Der Beruf des Altenpflegers muss wegen des plötzlichen Ruhms erstmal pausieren. "Ich habe mich selbstständig gemacht", erklärt er. "Ich bin aber immer bereit, wieder in die Pflege zurückzugehen, falls es vorbeigehen sollte und ich nicht mehr von dem Geld leben kann." Denn trotzdem schätzt er seinen eigentlichen Beruf nach wie vor, vor allem wegen der Dankbarkeit der Menschen, denen er hilft.

Der Balkonultra achtet auf Ruhezeiten

Und was sagen die Nachbarn zu dem ungewöhnlichen Hobby, das jetzt sogar eine Art Beruf ist? Nichts, wie Thoms zumindest selbst behauptet. "Ich bekomme oft gute Kommentare, zum Beispiel: 'Er schreit in Kleinbuchstaben.' Daran kann man sehen, dass ich jetzt nicht auf meinem Balkon stehe und genauso laut schreie wie im Stadion", sagt der Balkonultra.
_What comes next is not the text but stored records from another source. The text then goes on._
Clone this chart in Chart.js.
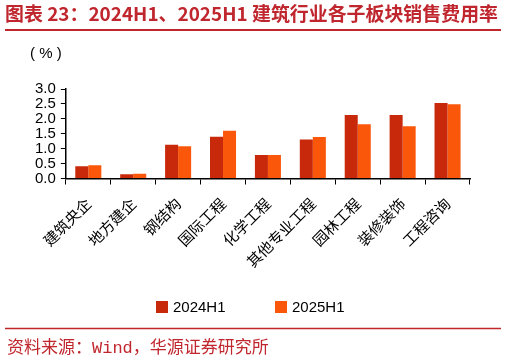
<!DOCTYPE html>
<html lang="zh">
  <head>
    <meta charset="UTF-8" />
    <script src="https://cdn.jsdelivr.net/npm/chart.js@4.4.0/dist/chart.umd.min.js"></script>
    <title>销售费用率</title>
    <style>
      body {
        margin: 0;
        padding: 0;
        background: #fff;
      }
      .wrap {
        position: relative;
        width: 507px;
        height: 362px;
      }
    </style>
  </head>
  <body>
    <div class="wrap">
      <canvas id="chart"></canvas>
    </div>
    <script>
      const categories = ['建筑央企', '地方建企', '钢结构', '国际工程', '化学工程', '其他专业工程', '园林工程', '装修装饰', '工程咨询']
      const seriesNames = ['2024H1', '2025H1']
      const values2024 = [0.41, 0.14, 1.13, 1.40, 0.79, 1.31, 2.13, 2.13, 2.53]
      const values2025 = [0.44, 0.16, 1.08, 1.60, 0.79, 1.39, 1.82, 1.75, 2.49]
      const yTicks = [0, 0.5, 1.0, 1.5, 2.0, 2.5, 3.0]

      const RED = '#C0262D'
      const cjk = '"Noto Sans CJK SC", sans-serif'
      const sans = '"Liberation Sans", sans-serif'

      const decor = {
        id: 'decor',
        afterDraw(chart) {
          const ctx = chart.ctx
          ctx.save()
          // title
          ctx.fillStyle = RED
          ctx.font = 'bold 19px ' + cjk
          ctx.textBaseline = 'middle'
          ctx.textAlign = 'left'
          ctx.fillText('图表 23：2024H1、2025H1 建筑行业各子板块销售费用率', 5, 14, 493)
          ctx.strokeStyle = RED
          ctx.lineWidth = 2
          ctx.beginPath()
          ctx.moveTo(5, 30)
          ctx.lineTo(501, 30)
          ctx.stroke()
          // footer
          ctx.lineWidth = 1.5
          ctx.beginPath()
          ctx.moveTo(5, 328.5)
          ctx.lineTo(501, 328.5)
          ctx.stroke()
          ctx.font = '17px "Liberation Mono", ' + cjk
          ctx.fillText('资料来源：Wind，华源证券研究所', 7, 348)
          // unit
          ctx.fillStyle = '#000'
          ctx.font = '15px ' + sans
          ctx.fillText('( % )', 30, 54)
          // legend
          const legendX = [156, 275]
          chart.data.datasets.forEach((ds, i) => {
            ctx.fillStyle = ds.backgroundColor
            ctx.fillRect(legendX[i], 301, 12, 12)
            ctx.fillStyle = '#000'
            ctx.font = '15px ' + sans
            ctx.fillText(ds.label, legendX[i] + 17, 307.5)
          })
          ctx.restore()
        },
      }

      new Chart(document.getElementById('chart'), {
        type: 'bar',
        data: {
          labels: categories,
          datasets: [
            { label: seriesNames[0], data: values2024, backgroundColor: '#C8290A' },
            { label: seriesNames[1], data: values2025, backgroundColor: '#FA570A' },
          ],
        },
        options: {
          responsive: true,
          maintainAspectRatio: false,
          animation: false,
          layout: { padding: { top: 89, left: 30, right: 37, bottom: 94 } },
          datasets: {
            bar: { categoryPercentage: 0.58, barPercentage: 1 },
          },
          plugins: {
            title: { display: false },
            tooltip: { enabled: false },
            legend: { display: false },
          },
          scales: {
            x: {
              grid: { drawOnChartArea: false, color: '#000', tickLength: 6, offset: true },
              border: { color: '#000', width: 1.5 },
              ticks: {
                color: '#000',
                maxRotation: 45,
                minRotation: 45,
                padding: 10,
                font: { size: 15, family: cjk },
              },
            },
            y: {
              min: 0,
              max: 3,
              afterBuildTicks: (axis) => {
                axis.ticks = yTicks.map((v) => ({ value: v }))
              },
              grid: { drawOnChartArea: false, color: '#000', tickLength: 5 },
              border: { color: '#000', width: 1.5 },
              ticks: {
                color: '#000',
                padding: 5,
                autoSkip: false,
                font: { size: 15, family: sans },
                callback: (v) => Number(v).toFixed(1),
              },
            },
          },
        },
        plugins: [decor],
      })
    </script>
  </body>
</html>
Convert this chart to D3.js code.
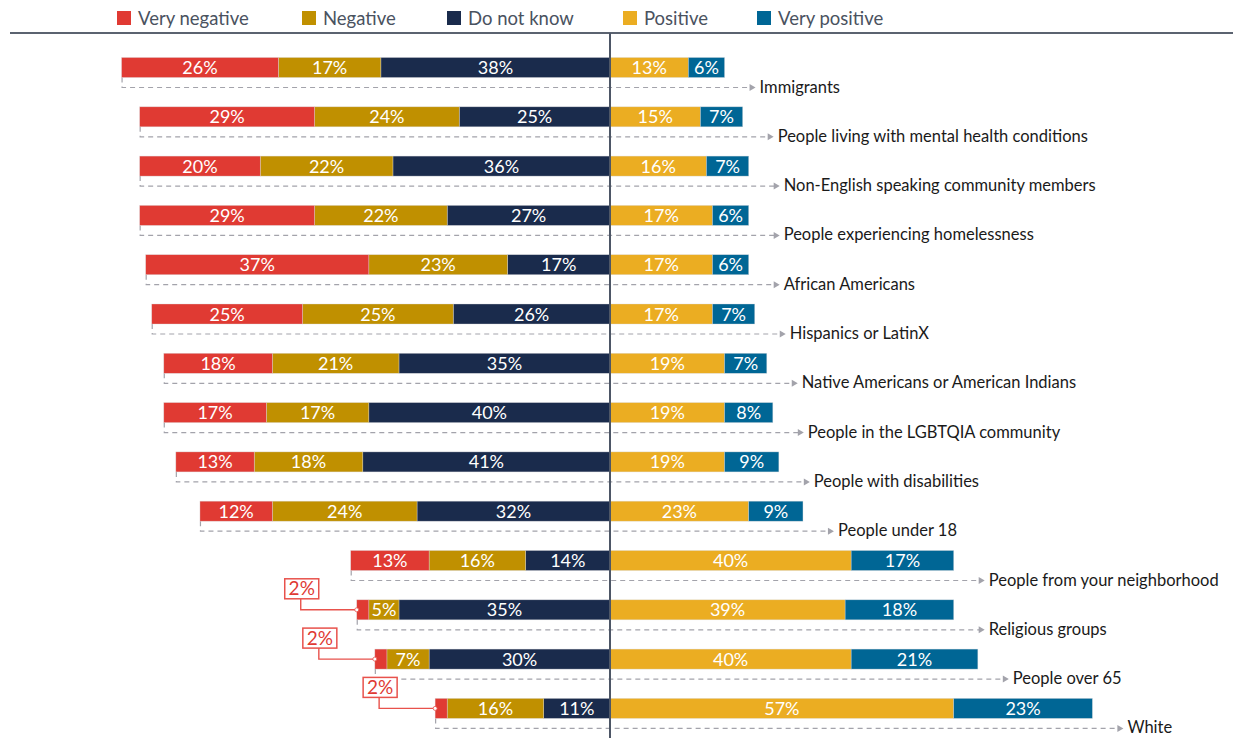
<!DOCTYPE html>
<html>
<head>
<meta charset="utf-8">
<script src="https://cdn.jsdelivr.net/npm/d3@7"></script>
<style>
  html, body { margin: 0; padding: 0; background: #fff; }
  svg { display: block; font-family: Lato, "Noto Sans", sans-serif; }
</style>
</head>
<body>
<svg id="chart" width="1233" height="738"></svg>
<script>
// Attitudes toward community groups, share of responses (%)
const categories = [
  "Immigrants",
  "People living with mental health conditions",
  "Non-English speaking community members",
  "People experiencing homelessness",
  "African Americans",
  "Hispanics or LatinX",
  "Native Americans or American Indians",
  "People in the LGBTQIA community",
  "People with disabilities",
  "People under 18",
  "People from your neighborhood",
  "Religious groups",
  "People over 65",
  "White"
];
const seriesNames = ["Very negative", "Negative", "Do not know", "Positive", "Very positive"];
const veryNegative = [26, 29, 20, 29, 37, 25, 18, 17, 13, 12, 13, 2, 2, 2];
const negative     = [17, 24, 22, 22, 23, 25, 21, 17, 18, 24, 16, 5, 7, 16];
const doNotKnow    = [38, 25, 36, 27, 17, 26, 35, 40, 41, 32, 14, 35, 30, 11];
const positive     = [13, 15, 16, 17, 17, 17, 19, 19, 19, 23, 40, 39, 40, 57];
const veryPositive = [6, 7, 7, 6, 6, 7, 7, 8, 9, 9, 17, 18, 21, 23];
const colors = ["#e03a33", "#c09000", "#1a2b4c", "#ebad22", "#006695"];

const svg = d3.select("#chart");
const W = 1233, H = 738;
const center = 610;

// percent -> horizontal offset from the divider
const x = d3.scaleLinear().domain([0, 100]).range([0, 603]);
const y = d3.scaleBand().domain(categories).range([57.5, 57.5 + 49.3 * categories.length]).padding(0);
const barH = 20;

// legend
const legend = svg.append("g");
const legendPos = [117, 302, 447, 623, 757];
seriesNames.forEach((name, i) => {
  const g = legend.append("g").attr("transform", `translate(${legendPos[i]},0)`);
  g.append("rect").attr("x", 0).attr("y", 11).attr("width", 14).attr("height", 14).attr("fill", colors[i]);
  g.append("text").attr("x", 21).attr("y", 25).attr("font-size", 18.5).attr("fill", "#4a5260").text(name);
});
svg.append("line").attr("x1", 10).attr("x2", W).attr("y1", 33).attr("y2", 33)
  .attr("stroke", "#5b6370").attr("stroke-width", 2);

const rows = categories.map((c, i) => {
  const left = [veryNegative[i], negative[i], doNotKnow[i]];
  const right = [positive[i], veryPositive[i]];
  const segs = [];
  // left side stacks outward from the divider: Do not know, Negative, Very negative
  let acc = 0;
  for (let k = 2; k >= 0; k--) {
    segs.push({ k, v: left[k], x0: center - x(acc + left[k]), x1: center - x(acc) });
    acc += left[k];
  }
  const leftEnd = center - x(acc);
  let racc = 0;
  right.forEach((v, j) => {
    segs.push({ k: 3 + j, v, x0: center + x(racc), x1: center + x(racc + v) });
    racc += v;
  });
  const rightEnd = center + x(racc);
  return { c, i, segs, leftEnd, rightEnd };
});

const gRows = svg.append("g");
rows.forEach(r => {
  const y0 = y(r.c);
  const g = gRows.append("g");

  // leader from the bar's start to the group name
  const ly = y0 + 30;
  const labelX = r.rightEnd + 35;
  g.append("path")
    .attr("d", `M${r.leftEnd + 0.5},${y0 + barH} V${ly} H${labelX - 9}`)
    .attr("fill", "none").attr("stroke", "#a3a3ab").attr("stroke-width", 1.2)
    .attr("stroke-dasharray", "5,4");
  g.append("path")
    .attr("d", `M${labelX - 10},${ly - 3.5} L${labelX - 4},${ly} L${labelX - 10},${ly + 3.5} Z`)
    .attr("fill", "#a3a3ab");
  g.append("text").attr("x", labelX).attr("y", ly + 5)
    .attr("font-size", 16.5).attr("fill", "#1a1a1a").text(r.c);

  g.selectAll("rect.seg").data(r.segs).join("rect")
    .attr("class", "seg")
    .attr("x", d => d.x0).attr("y", y0)
    .attr("width", d => d.x1 - d.x0).attr("height", barH)
    .attr("fill", d => colors[d.k])
    .attr("stroke", "#d8d8dc").attr("stroke-opacity", 0.6).attr("stroke-width", 0.6);

  r.segs.forEach(d => {
    if (d.x1 - d.x0 >= 24) {
      g.append("text")
        .attr("x", (d.x0 + d.x1) / 2).attr("y", y0 + barH / 2 + 6.5)
        .attr("text-anchor", "middle").attr("font-size", 18).attr("fill", "#fff")
        .text(d.v + "%");
    } else {
      // callout for segments too narrow to hold their label
      const bx = d.x0 - 72, by = y0 - 21, bw = 34, bh = 20;
      g.append("path")
        .attr("d", `M${bx + 16},${by + bh} V${y0 + barH / 2} H${d.x0}`)
        .attr("fill", "none").attr("stroke", "#e8524c").attr("stroke-width", 1.4);
      g.append("circle").attr("cx", d.x0).attr("cy", y0 + barH / 2).attr("r", 2)
        .attr("fill", "#fff").attr("stroke", "#e8524c").attr("stroke-width", 0.8);
      g.append("rect").attr("x", bx).attr("y", by).attr("width", bw).attr("height", bh)
        .attr("fill", "#fff").attr("stroke", "#e8524c").attr("stroke-width", 1.5);
      g.append("text").attr("x", bx + bw / 2).attr("y", by + 16.5)
        .attr("text-anchor", "middle").attr("font-size", 19).attr("fill", "#e03a33")
        .text(d.v + "%");
    }
  });
});

// divider at zero
svg.append("line").attr("x1", center).attr("x2", center).attr("y1", 33).attr("y2", H)
  .attr("stroke", "#4d5666").attr("stroke-width", 2);
</script>
</body>
</html>
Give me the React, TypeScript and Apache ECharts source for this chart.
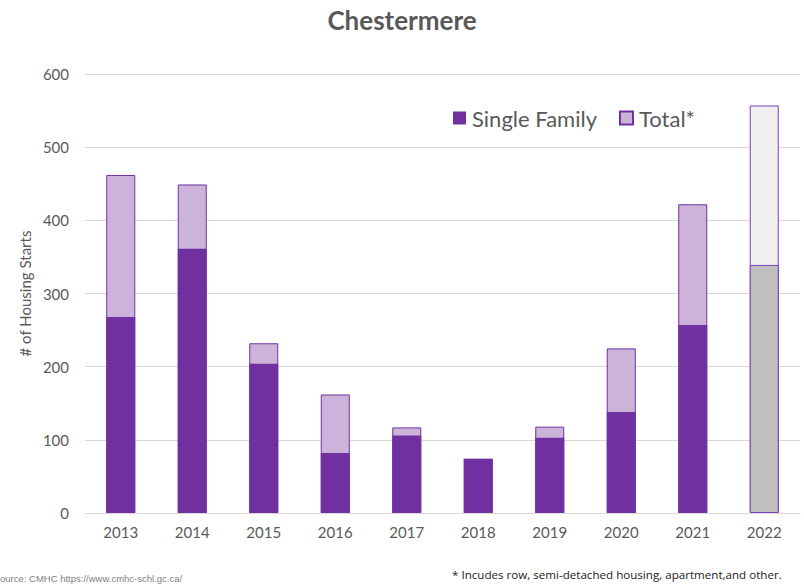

Wenn es dann mal lauter werde, wie etwa bei seinem berühmten Gesang über Pyrotechnik, achte er natürlich auf die Ruhezeiten.

Und so wird der Balkonultra auch in Zukunft weiter machen, jetzt erst einmal auf größeren Bühnen. Und freut sich über jedes Spiel, in dem sein Lied von den Fans im Stadion angestimmt wird. "Man würde am liebsten überall mitsingen", sagt er, das wäre nur schwierig, weil er selten da sein könne, wenn es gerade wieder irgendwo gesungen wird.